• [STATED TASK]:
Find each line holding the word "this" and give the number of such lines, nothing else.

• [RECORDED DATA]:
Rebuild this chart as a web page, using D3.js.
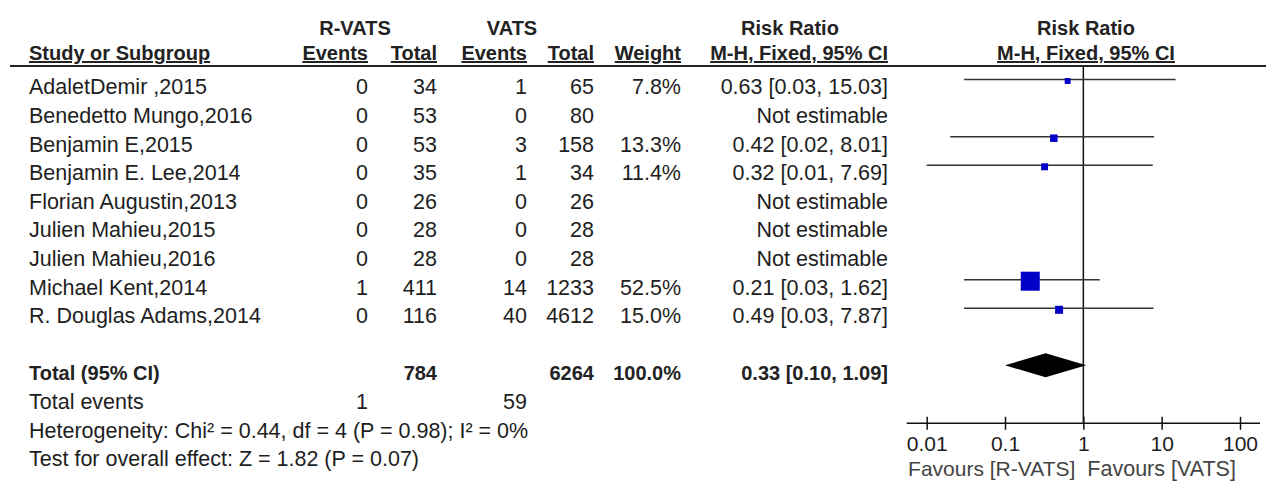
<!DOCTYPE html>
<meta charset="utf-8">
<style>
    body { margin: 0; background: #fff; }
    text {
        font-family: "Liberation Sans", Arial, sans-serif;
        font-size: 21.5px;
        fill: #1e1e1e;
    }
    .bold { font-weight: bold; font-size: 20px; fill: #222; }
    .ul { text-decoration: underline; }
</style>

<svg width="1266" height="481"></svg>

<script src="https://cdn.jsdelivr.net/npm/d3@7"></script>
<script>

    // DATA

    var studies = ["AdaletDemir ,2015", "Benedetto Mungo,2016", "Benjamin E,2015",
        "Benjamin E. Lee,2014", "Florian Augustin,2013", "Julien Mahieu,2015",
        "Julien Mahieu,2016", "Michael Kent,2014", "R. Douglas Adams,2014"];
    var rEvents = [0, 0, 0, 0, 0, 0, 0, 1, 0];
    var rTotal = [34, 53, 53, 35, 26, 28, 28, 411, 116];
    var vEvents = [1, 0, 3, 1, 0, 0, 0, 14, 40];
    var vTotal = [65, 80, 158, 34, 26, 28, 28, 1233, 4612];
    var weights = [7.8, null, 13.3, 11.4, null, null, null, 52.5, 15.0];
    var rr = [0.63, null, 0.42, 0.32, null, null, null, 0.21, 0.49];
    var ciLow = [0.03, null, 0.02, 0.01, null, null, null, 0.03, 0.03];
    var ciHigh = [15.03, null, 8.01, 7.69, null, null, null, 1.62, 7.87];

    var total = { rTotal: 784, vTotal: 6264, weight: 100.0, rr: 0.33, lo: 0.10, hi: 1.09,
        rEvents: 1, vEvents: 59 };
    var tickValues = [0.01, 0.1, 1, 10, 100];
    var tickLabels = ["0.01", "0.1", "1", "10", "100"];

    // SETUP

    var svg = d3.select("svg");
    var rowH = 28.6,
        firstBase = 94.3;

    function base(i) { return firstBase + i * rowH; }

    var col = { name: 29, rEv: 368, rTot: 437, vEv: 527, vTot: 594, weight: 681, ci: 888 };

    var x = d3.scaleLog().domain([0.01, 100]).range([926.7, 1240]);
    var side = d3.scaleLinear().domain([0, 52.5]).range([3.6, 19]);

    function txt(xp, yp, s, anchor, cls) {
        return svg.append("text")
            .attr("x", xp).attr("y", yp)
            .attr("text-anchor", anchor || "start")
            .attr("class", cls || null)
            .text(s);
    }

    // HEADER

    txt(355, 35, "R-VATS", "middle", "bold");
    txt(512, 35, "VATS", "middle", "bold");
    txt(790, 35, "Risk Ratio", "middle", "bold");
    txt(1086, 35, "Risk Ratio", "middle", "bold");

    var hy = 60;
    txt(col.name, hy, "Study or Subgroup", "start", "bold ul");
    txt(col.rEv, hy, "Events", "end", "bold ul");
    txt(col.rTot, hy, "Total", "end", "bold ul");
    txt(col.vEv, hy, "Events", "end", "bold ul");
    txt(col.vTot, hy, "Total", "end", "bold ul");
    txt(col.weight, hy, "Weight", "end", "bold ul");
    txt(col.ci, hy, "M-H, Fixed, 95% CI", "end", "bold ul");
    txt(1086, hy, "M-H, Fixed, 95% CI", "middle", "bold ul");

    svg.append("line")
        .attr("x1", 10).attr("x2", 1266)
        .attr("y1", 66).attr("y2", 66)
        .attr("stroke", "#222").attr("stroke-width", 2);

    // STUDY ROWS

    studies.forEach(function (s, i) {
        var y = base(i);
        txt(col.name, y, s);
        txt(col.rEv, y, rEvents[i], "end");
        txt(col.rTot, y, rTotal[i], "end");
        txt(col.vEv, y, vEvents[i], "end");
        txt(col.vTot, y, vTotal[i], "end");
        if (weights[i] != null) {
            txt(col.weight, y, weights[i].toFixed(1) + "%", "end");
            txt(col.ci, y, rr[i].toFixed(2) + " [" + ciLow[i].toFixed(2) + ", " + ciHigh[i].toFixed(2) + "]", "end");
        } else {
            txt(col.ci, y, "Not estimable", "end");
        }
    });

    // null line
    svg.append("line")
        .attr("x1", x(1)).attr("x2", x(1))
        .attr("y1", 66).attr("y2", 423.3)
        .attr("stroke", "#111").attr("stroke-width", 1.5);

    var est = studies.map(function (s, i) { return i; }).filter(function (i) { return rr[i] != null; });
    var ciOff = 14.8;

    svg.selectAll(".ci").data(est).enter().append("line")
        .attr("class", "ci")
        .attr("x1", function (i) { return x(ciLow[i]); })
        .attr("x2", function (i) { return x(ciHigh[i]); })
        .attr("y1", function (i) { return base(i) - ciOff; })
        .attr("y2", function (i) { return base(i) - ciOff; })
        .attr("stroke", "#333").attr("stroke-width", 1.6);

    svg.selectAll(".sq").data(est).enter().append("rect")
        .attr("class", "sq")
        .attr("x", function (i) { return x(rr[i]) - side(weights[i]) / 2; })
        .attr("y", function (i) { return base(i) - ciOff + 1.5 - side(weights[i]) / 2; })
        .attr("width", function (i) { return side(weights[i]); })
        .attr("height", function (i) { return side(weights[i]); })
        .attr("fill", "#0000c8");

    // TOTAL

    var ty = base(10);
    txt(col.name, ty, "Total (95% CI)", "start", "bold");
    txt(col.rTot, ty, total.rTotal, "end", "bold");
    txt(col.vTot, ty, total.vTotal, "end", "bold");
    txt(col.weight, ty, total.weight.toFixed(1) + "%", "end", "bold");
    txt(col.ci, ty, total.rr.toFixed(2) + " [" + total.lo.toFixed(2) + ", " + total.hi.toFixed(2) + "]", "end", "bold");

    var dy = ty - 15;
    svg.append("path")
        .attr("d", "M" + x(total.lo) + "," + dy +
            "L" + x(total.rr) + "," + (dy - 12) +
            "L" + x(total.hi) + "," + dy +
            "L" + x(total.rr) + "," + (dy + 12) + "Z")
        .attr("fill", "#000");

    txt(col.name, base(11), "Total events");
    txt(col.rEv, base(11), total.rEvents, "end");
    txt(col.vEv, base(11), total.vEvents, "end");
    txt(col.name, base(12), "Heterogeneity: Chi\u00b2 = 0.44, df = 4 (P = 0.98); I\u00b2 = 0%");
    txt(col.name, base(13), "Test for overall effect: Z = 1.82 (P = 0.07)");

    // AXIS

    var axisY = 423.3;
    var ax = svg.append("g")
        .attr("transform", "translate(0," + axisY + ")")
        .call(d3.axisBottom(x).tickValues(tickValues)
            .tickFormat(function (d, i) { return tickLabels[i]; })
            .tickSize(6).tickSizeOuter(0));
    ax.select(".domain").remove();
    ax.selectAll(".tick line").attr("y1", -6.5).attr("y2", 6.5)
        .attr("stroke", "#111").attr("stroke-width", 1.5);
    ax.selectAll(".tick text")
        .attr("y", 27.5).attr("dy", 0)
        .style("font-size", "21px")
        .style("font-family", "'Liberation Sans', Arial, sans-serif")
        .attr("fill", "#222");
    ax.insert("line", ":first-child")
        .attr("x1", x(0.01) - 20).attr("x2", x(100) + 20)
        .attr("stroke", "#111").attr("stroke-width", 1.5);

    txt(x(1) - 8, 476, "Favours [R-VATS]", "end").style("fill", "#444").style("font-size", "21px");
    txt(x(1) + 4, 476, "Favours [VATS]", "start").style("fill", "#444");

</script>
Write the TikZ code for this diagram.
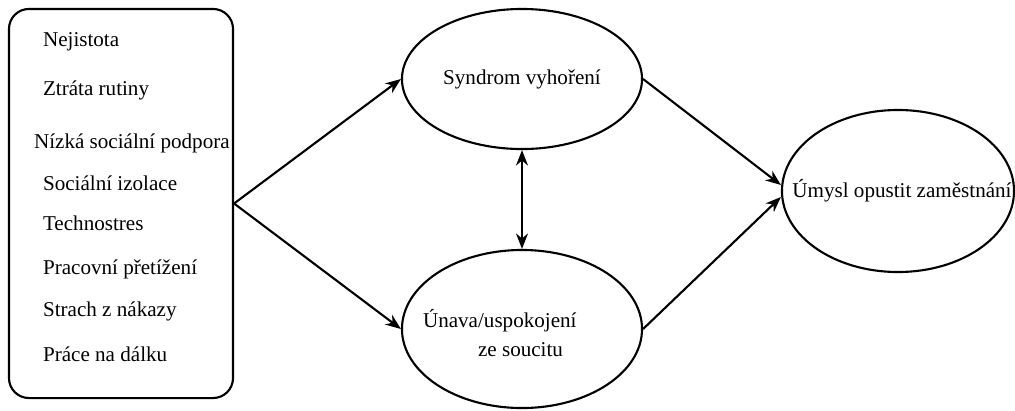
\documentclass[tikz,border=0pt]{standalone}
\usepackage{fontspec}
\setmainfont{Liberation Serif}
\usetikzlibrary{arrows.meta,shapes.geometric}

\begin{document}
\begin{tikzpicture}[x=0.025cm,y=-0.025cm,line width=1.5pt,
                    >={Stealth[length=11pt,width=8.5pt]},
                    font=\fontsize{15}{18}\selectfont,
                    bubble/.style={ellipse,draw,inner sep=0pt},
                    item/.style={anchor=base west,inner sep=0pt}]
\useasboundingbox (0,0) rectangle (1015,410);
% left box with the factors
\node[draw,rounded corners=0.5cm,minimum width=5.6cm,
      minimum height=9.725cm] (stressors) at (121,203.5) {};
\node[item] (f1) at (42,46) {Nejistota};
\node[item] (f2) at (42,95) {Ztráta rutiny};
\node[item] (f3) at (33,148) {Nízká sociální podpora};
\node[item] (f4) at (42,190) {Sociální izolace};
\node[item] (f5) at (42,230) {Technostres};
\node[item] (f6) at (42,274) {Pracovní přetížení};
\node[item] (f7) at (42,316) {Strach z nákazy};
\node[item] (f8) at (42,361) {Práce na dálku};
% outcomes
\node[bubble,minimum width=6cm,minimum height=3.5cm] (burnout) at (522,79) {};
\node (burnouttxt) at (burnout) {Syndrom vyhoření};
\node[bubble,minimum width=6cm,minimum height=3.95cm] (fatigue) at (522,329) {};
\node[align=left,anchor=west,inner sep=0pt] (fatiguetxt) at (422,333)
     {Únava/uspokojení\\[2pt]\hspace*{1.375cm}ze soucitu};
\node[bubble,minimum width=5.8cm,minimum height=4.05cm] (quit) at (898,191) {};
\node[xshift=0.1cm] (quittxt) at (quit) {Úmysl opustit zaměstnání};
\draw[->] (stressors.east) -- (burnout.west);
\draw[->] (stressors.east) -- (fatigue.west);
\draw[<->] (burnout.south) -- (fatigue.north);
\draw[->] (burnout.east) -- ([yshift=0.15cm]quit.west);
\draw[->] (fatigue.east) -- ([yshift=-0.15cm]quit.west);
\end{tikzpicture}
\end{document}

• [FINAL RESULT]:
2